* START *
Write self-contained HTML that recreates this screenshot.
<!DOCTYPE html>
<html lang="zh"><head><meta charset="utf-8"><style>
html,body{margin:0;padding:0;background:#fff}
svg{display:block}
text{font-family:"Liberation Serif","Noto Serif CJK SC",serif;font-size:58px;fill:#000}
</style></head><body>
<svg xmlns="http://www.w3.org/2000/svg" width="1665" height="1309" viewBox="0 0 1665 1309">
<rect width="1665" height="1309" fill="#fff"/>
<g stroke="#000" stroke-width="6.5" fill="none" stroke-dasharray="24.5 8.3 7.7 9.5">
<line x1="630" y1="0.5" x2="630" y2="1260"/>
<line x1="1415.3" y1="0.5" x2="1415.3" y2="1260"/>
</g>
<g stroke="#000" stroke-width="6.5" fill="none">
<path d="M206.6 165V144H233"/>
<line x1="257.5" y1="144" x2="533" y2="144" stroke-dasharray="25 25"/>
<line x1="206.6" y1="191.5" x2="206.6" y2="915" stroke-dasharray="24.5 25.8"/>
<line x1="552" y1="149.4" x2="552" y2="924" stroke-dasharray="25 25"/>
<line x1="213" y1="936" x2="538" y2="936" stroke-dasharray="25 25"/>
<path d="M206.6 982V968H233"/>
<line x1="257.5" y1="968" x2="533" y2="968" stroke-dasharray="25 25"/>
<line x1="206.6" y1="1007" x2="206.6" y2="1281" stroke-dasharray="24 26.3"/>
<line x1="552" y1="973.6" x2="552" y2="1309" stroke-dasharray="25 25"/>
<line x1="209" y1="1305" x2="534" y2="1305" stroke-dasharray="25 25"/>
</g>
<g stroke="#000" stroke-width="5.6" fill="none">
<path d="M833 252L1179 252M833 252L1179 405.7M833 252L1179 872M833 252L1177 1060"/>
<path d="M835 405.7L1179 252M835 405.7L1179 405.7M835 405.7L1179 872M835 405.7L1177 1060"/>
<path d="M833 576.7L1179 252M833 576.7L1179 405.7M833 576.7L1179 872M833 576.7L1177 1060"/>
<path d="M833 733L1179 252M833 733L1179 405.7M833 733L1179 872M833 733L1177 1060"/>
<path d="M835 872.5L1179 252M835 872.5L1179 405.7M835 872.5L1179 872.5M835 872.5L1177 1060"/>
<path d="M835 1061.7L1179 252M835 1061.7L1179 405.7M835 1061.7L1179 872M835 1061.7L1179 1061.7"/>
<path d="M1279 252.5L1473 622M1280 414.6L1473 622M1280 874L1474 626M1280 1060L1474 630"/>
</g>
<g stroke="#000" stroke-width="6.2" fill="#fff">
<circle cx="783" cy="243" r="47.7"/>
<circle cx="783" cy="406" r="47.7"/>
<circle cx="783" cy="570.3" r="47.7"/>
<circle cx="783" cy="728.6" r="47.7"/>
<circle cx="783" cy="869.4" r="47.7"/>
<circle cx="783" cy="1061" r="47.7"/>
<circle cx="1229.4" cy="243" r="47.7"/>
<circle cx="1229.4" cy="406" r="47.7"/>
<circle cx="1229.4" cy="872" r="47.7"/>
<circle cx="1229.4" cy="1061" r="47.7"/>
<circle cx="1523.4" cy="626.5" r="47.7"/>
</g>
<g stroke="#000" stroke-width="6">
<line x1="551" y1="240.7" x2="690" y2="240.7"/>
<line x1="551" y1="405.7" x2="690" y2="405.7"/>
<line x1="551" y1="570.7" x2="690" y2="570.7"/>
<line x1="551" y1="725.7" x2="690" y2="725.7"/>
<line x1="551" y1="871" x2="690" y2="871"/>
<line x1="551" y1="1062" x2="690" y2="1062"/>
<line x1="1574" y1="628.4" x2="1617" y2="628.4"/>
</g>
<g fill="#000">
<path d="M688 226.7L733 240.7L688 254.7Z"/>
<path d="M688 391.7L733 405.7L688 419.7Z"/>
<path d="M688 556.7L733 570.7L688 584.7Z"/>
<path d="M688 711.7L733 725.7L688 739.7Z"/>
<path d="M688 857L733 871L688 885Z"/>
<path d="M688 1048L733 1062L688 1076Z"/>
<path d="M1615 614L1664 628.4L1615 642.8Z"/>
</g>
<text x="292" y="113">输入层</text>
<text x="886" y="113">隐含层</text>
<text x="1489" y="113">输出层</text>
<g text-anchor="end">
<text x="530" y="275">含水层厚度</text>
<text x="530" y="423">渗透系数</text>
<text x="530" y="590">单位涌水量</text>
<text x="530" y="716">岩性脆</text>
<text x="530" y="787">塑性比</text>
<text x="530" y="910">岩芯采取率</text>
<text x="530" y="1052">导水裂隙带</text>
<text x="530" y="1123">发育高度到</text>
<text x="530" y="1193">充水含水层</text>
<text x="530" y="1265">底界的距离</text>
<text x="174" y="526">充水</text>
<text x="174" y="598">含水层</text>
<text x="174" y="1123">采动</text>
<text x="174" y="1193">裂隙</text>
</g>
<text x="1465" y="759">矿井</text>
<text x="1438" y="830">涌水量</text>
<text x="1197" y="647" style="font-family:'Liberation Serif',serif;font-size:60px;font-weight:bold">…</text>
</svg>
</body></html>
* END *
§ Description of the task: Extract all of the data shown above and repeat it verbatim.

§ Output:
Write self-contained HTML that recreates this screenshot.
<!DOCTYPE html>
<html lang="zh"><head><meta charset="utf-8"><style>
html,body{margin:0;padding:0;background:#fff}
svg{display:block}
text{font-family:"Liberation Serif","Noto Serif CJK SC",serif;font-size:58px;fill:#000}
</style></head><body>
<svg xmlns="http://www.w3.org/2000/svg" width="1665" height="1309" viewBox="0 0 1665 1309">
<rect width="1665" height="1309" fill="#fff"/>
<g stroke="#000" stroke-width="6.5" fill="none" stroke-dasharray="24.5 8.3 7.7 9.5">
<line x1="630" y1="0.5" x2="630" y2="1260"/>
<line x1="1415.3" y1="0.5" x2="1415.3" y2="1260"/>
</g>
<g stroke="#000" stroke-width="6.5" fill="none">
<path d="M206.6 165V144H233"/>
<line x1="257.5" y1="144" x2="533" y2="144" stroke-dasharray="25 25"/>
<line x1="206.6" y1="191.5" x2="206.6" y2="915" stroke-dasharray="24.5 25.8"/>
<line x1="552" y1="149.4" x2="552" y2="924" stroke-dasharray="25 25"/>
<line x1="213" y1="936" x2="538" y2="936" stroke-dasharray="25 25"/>
<path d="M206.6 982V968H233"/>
<line x1="257.5" y1="968" x2="533" y2="968" stroke-dasharray="25 25"/>
<line x1="206.6" y1="1007" x2="206.6" y2="1281" stroke-dasharray="24 26.3"/>
<line x1="552" y1="973.6" x2="552" y2="1309" stroke-dasharray="25 25"/>
<line x1="209" y1="1305" x2="534" y2="1305" stroke-dasharray="25 25"/>
</g>
<g stroke="#000" stroke-width="5.6" fill="none">
<path d="M833 252L1179 252M833 252L1179 405.7M833 252L1179 872M833 252L1177 1060"/>
<path d="M835 405.7L1179 252M835 405.7L1179 405.7M835 405.7L1179 872M835 405.7L1177 1060"/>
<path d="M833 576.7L1179 252M833 576.7L1179 405.7M833 576.7L1179 872M833 576.7L1177 1060"/>
<path d="M833 733L1179 252M833 733L1179 405.7M833 733L1179 872M833 733L1177 1060"/>
<path d="M835 872.5L1179 252M835 872.5L1179 405.7M835 872.5L1179 872.5M835 872.5L1177 1060"/>
<path d="M835 1061.7L1179 252M835 1061.7L1179 405.7M835 1061.7L1179 872M835 1061.7L1179 1061.7"/>
<path d="M1279 252.5L1473 622M1280 414.6L1473 622M1280 874L1474 626M1280 1060L1474 630"/>
</g>
<g stroke="#000" stroke-width="6.2" fill="#fff">
<circle cx="783" cy="243" r="47.7"/>
<circle cx="783" cy="406" r="47.7"/>
<circle cx="783" cy="570.3" r="47.7"/>
<circle cx="783" cy="728.6" r="47.7"/>
<circle cx="783" cy="869.4" r="47.7"/>
<circle cx="783" cy="1061" r="47.7"/>
<circle cx="1229.4" cy="243" r="47.7"/>
<circle cx="1229.4" cy="406" r="47.7"/>
<circle cx="1229.4" cy="872" r="47.7"/>
<circle cx="1229.4" cy="1061" r="47.7"/>
<circle cx="1523.4" cy="626.5" r="47.7"/>
</g>
<g stroke="#000" stroke-width="6">
<line x1="551" y1="240.7" x2="690" y2="240.7"/>
<line x1="551" y1="405.7" x2="690" y2="405.7"/>
<line x1="551" y1="570.7" x2="690" y2="570.7"/>
<line x1="551" y1="725.7" x2="690" y2="725.7"/>
<line x1="551" y1="871" x2="690" y2="871"/>
<line x1="551" y1="1062" x2="690" y2="1062"/>
<line x1="1574" y1="628.4" x2="1617" y2="628.4"/>
</g>
<g fill="#000">
<path d="M688 226.7L733 240.7L688 254.7Z"/>
<path d="M688 391.7L733 405.7L688 419.7Z"/>
<path d="M688 556.7L733 570.7L688 584.7Z"/>
<path d="M688 711.7L733 725.7L688 739.7Z"/>
<path d="M688 857L733 871L688 885Z"/>
<path d="M688 1048L733 1062L688 1076Z"/>
<path d="M1615 614L1664 628.4L1615 642.8Z"/>
</g>
<text x="292" y="113">输入层</text>
<text x="886" y="113">隐含层</text>
<text x="1489" y="113">输出层</text>
<g text-anchor="end">
<text x="530" y="275">含水层厚度</text>
<text x="530" y="423">渗透系数</text>
<text x="530" y="590">单位涌水量</text>
<text x="530" y="716">岩性脆</text>
<text x="530" y="787">塑性比</text>
<text x="530" y="910">岩芯采取率</text>
<text x="530" y="1052">导水裂隙带</text>
<text x="530" y="1123">发育高度到</text>
<text x="530" y="1193">充水含水层</text>
<text x="530" y="1265">底界的距离</text>
<text x="174" y="526">充水</text>
<text x="174" y="598">含水层</text>
<text x="174" y="1123">采动</text>
<text x="174" y="1193">裂隙</text>
</g>
<text x="1465" y="759">矿井</text>
<text x="1438" y="830">涌水量</text>
<text x="1197" y="647" style="font-family:'Liberation Serif',serif;font-size:60px;font-weight:bold">…</text>
</svg>
</body></html>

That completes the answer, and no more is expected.